California’s Department of Industrial Relations Director it taking a bit of umbrage with a study released last week that showed the state was ranked as the costliest for workers’ compensation.
Despite major workers’ comp reforms signed into law in 2012 California topped the 2014 Oregon Workers’ Compensation Premium Rate Ranking Summary, a list of average premiums paid by employers that the Oregon Department of Consumer and Business Services puts out every two years.
Premium rates in the report ranged from a low of 88 cents in North Dakota to $3.48 in California. Premiums paid were 61 cents lower Connecticut, the next state behind California. Oregon ranked 43rd, reportedly its best performance since the report was first put out in 1988.
See related story: How States Rank, High to Low, in Workers’ Compensation Premiums
The report was seized on by the Workers’ Compensation Action Network as an example of how tough it is to be an employer in California.
“Try as we might to reform California’s workers’ compensation system, employers here continue to bear the heaviest cost burden in the nation – by a wide margin,” WCAN spokesman Jerry Azevedo said the day the report was issued.
“It’s good for Oregon, but it isn’t fair to California,” Baker said.
A detailed reply to the study put out over by DIR notes the Oregon study has “inconsistencies and methodologies that skew the ranking.”
Baker said the report compares different occupational classes, and it fails to include adjustments resulting from the application of deductible plans or the return of policyholder dividends.
“It is such a completely different distribution,” she said, adding that the industrial mix and the size of California’s employment ranks are not comparable to other states in the study.
“It’s a good study for Oregon,” Baker added. “It makes Oregon look really good, but it’s apples-to-oranges for California. It’s just not comparable.”
According to Jay Dotter, who put together the study, anyway you slice it the report doesn’t bode well for California’s workers’ comp system.
The report takes 50 business classes and compares losses over a three-year period.
“That’s going to vary a little bit state by state,” Dotter acknowledged. “But you can look at top 10 by payroll and you’re going to see the same top 10 (in terms of premium ranking) probably in every state.”
He added: “What that’s saying is the industry mix really doesn’t have that big of an effect on it.”
The highest payroll class examined was clerical office employees, which are a big part of the workforce in any state, according to Dotter.

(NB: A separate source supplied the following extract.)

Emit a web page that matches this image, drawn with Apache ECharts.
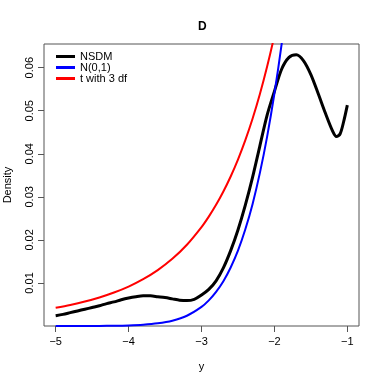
<!DOCTYPE html>
<html>
<head>
<meta charset="utf-8">
<script src="https://cdn.jsdelivr.net/npm/echarts@6/dist/echarts.min.js"></script>
<style>
    html, body { margin: 0; padding: 0; background: #fff; }
    #main { width: 382px; height: 382px; }
</style>
</head>
<body>
<div id="main"></div>
<script>
// 刻度
var xTicks = [-5, -4, -3, -2, -1];
var yTicks = [0.01, 0.02, 0.03, 0.04, 0.05, 0.06];

// NSDM 曲线 (从图上读的)
var nsdmX = [-5, -4.9, -4.8, -4.7, -4.6, -4.5, -4.4, -4.3, -4.2, -4.1, -4.0, -3.9, -3.8, -3.7, -3.6, -3.5,
    -3.4, -3.3, -3.2, -3.1, -3.0, -2.9, -2.8, -2.7, -2.6, -2.5, -2.4, -2.3, -2.2, -2.1, -2.0, -1.9,
    -1.8, -1.7, -1.6, -1.5, -1.4, -1.3, -1.2, -1.15, -1.1, -1.05, -1.0];
var nsdmY = [0.0024, 0.0027, 0.0031, 0.0035, 0.0039, 0.0043, 0.0047, 0.0052, 0.0056, 0.0061, 0.0065, 0.0068, 0.0070, 0.0070, 0.0068, 0.0066,
    0.0063, 0.0060, 0.0059, 0.0062, 0.0072, 0.0085, 0.0105, 0.0135, 0.0175, 0.0223, 0.0280, 0.0345, 0.0418, 0.0490, 0.0545, 0.0597,
    0.0624, 0.0630, 0.0616, 0.0584, 0.0540, 0.0494, 0.0452, 0.0440, 0.0446, 0.0475, 0.0513];

// N(0,1) 和 t(3) 共用的 x
var refX = [-5, -4.8, -4.6, -4.4, -4.2, -4.0, -3.8, -3.6, -3.4, -3.2, -3.0, -2.9, -2.8, -2.7, -2.6, -2.5,
    -2.4, -2.3, -2.2, -2.1, -2.0, -1.9, -1.8];
var normY = [0.0000015, 0.000004, 0.0000101, 0.0000254, 0.0000589, 0.000134, 0.000292, 0.000612, 0.00123, 0.00238, 0.00443, 0.00595, 0.00792, 0.0104, 0.0136, 0.0175,
    0.0224, 0.0283, 0.0355, 0.0440, 0.0540, 0.0656, 0.0790];
var tY = [0.00422, 0.00488, 0.00567, 0.00662, 0.00777, 0.00916, 0.01088, 0.01299, 0.01560, 0.01887, 0.02297, 0.02541, 0.02815, 0.03124, 0.03473, 0.03866,
    0.04311, 0.04813, 0.05382, 0.06025, 0.06751, 0.07571, 0.08496];

var legendNames = ['NSDM', 'N(0,1)', 't with 3 df'];

function pairs(xs, ys) {
    var out = [];
    for (var i = 0; i < xs.length; i++) {
        out.push([xs[i], ys[i]]);
    }
    return out;
}

var font = 'Liberation Sans, Arial, sans-serif';
var myChart = echarts.init(document.getElementById('main'));

var option = {
    animation: false,
    title: {
        text: 'D',
        left: 193,
        top: 16,
        textStyle: { fontFamily: font, fontSize: 12, fontWeight: 'bold', color: '#000' }
    },
    legend: {
        orient: 'vertical',
        left: 51,
        top: 46,
        itemWidth: 19,
        itemHeight: 3,
        itemGap: 0,
        icon: 'rect',
        textStyle: { fontFamily: font, fontSize: 11, color: '#000', lineHeight: 11 },
        data: legendNames
    },
    grid: {
        left: 44,
        right: 23,
        top: 44,
        bottom: 56,
        outerBoundsMode: 'none',
        show: true,
        borderColor: '#555',
        borderWidth: 1
    },
    xAxis: {
        type: 'value',
        min: -5.16,
        max: -0.84,
        name: 'y',
        nameLocation: 'middle',
        nameGap: 35,
        nameTextStyle: { fontFamily: font, fontSize: 11, color: '#000' },
        axisLine: { show: false },
        splitLine: { show: false },
        axisTick: { show: true, length: 6, customValues: xTicks, lineStyle: { color: '#555' } },
        axisLabel: {
            customValues: xTicks,
            margin: 10,
            fontFamily: font,
            fontSize: 11,
            color: '#000',
            formatter: function (v) { return String(v).replace('-', '\u2212'); }
        }
    },
    yAxis: {
        type: 'value',
        min: 0,
        max: 0.0655,
        name: 'Density',
        nameLocation: 'middle',
        nameGap: 31,
        nameRotate: 90,
        nameTextStyle: { fontFamily: font, fontSize: 11, color: '#000' },
        axisLine: { show: false },
        splitLine: { show: false },
        axisTick: { show: true, length: 6, customValues: yTicks, lineStyle: { color: '#555' } },
        axisLabel: {
            customValues: yTicks,
            rotate: 90,
            margin: 9,
            fontFamily: font,
            fontSize: 11,
            color: '#000',
            formatter: function (v) { return v.toFixed(2); }
        }
    },
    series: [
        {
            name: 'NSDM',
            type: 'line',
            data: pairs(nsdmX, nsdmY),
            smooth: 0.3,
            showSymbol: false,
            color: '#000',
            lineStyle: { color: '#000', width: 3 }
        },
        {
            name: 'N(0,1)',
            type: 'line',
            data: pairs(refX, normY),
            smooth: 0.3,
            showSymbol: false,
            color: '#0000ff',
            lineStyle: { color: '#0000ff', width: 2 }
        },
        {
            name: 't with 3 df',
            type: 'line',
            data: pairs(refX, tY),
            smooth: 0.3,
            showSymbol: false,
            color: '#ff0000',
            lineStyle: { color: '#ff0000', width: 2 }
        }
    ]
};

myChart.setOption(option);
</script>
</body>
</html>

In the last two years loss costs for one class of farming in California, for example, rose from $5.12 to $5.99 from 2012, and from $8.16 to $10.06 in another class code.
“We are using the payroll to weight our premiums so we can add these all up and come up with an index rate that makes sense,” Dotter said.
Also not taken into account in the report are the reforms to California’s workers’ comp system ushered in by Senate Bill 863 in 2012, many of which have yet to take effect, Baker said.
Projections indicate that without SB 863, workers’ compensation costs would have spiked more sharply in 2013 and 2014, and that insurance prices had already begun to rise in 2012.
SB 863, which initiated an independent medical review and a utilization review process, has already had a positive impact on workers’ comp, according to DIR.
Medical expenses appear to be under better control, according to preliminary data from the Workers’ Compensation Insurance Rating Bureau of California. The data indicates that the estimated ultimate medical loss per lost-time claim is down 1.3 percent from accident year 2012 to 2013.
SB 863 also reduced ambulatory surgery center facility fees from 120 percent to 80 percent of Medicare’s hospital outpatient fee schedule, according to DIR, which stated the average amount paid per ASC episode in the first six months after the change in fee schedules was 26 percent lower than in the year before the change took effect.
Yet another aspect of SB 863 repealed the separate reimbursement for spinal hardware, after which the average amount paid per episode of the spinal surgery involving implantable hardware fell by 56 percent, according to DIR.
Finally, perhaps the biggest SB 863 change was a lien filing fee.
During the first year the filing fee was in effect, 213,092 liens were filed, down from 469,190 in 2011, a greater than 50 percent reduction, according to DIR, which estimates the lien filing fee is saving California employers and insurers $270 million per year in litigation and settlement costs.
“I think there are a lot of things happening at the same time,” Baker said of the ongoing SB 863 reforms. “We’re hearing from the judges that cases are settling a lot quicker. It will take time to balance all of this out. It will take another two to three years I think.”
Dotter acknowledged that the report, which looks at data up to Jan. 1, 2014, does not reflect SB 863 reforms.
But, he added, “We’ll have some idea of that when we do the 2016 study.”